THE ABOLITION OF SLAVERY
In 1835, Lloyd Garrison, the publisher of the anti‑slavery gazette “The Liberator”, spoke on the Boston Commons against slavery. He was arrested by the police‑‑to protect his life‑‑ because an angry mob was ready to lynch him. He was secretly moved out of the city at night in an enclosed horse coach. But he continued to fight against slavery, and 30 years later, it was indeed abolished in the United States by President Lincoln.
The Quakers played a leading role in the movement to abolish slavery. Groups of Quakers traveled from town to town in the United States to preach against slavery, and they did not leave a town until at least one person had converted to their cause. In the end, their patience paid off.
When we see the billions spent for weapons today and the pittance available to work for peace, it is easy to despair. But the people who fought for the abolition of slavery in the 19th century did not even have any foundations to apply to. They made personal sacrifices and took risks, while the slave traders and slave owners accumulated huge fortunes. Yet the anti‑slavery movement prevailed in the end, because it had a just cause. For the same reason, the global peace movement will one day prevail over those who profit from war.
RUFUS JONES
Rufus Jones (1863-1948), an American Quaker, who helped found the American Friends Service Committee in 1917, went to England after World War I to help with the reconstruction. He noticed that there were large areas of public land around many cities, which remained uncultivated. He persuaded city governments to divide this land into small parcels and lend them to unemployed people so that they could grow vegetables to feed their own families and earn a modest income from selling what they could spare.
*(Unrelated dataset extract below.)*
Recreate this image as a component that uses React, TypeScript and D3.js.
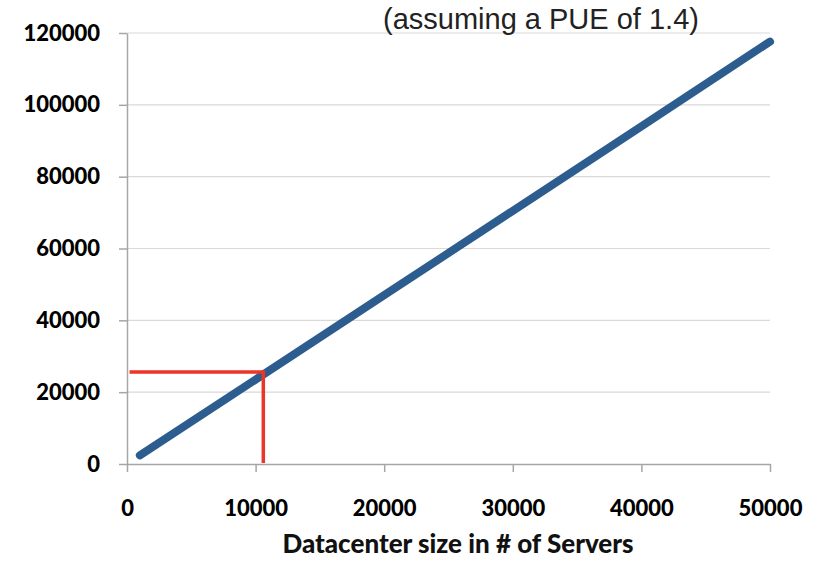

One unemployed man was daunted by the task, but worked hard all summer, clearing the land from shrubs and thorns, fertilizing the soil, planting various vegetables, watering them regularly and removing weeds. He earned a rich crop in the fall. Rufus Jones said to him, “Is it not marvelous what God and you have done here together?” The man said, “Well, yes, but you should have seen it when God had it all to himself.”
Unless we do good work, it is not going to happen by itself!
As the anthropologist Margaret Mead has said, “Never doubt that a small group of thoughtful, committed people can change the world. Indeed, it is the only thing that ever has.”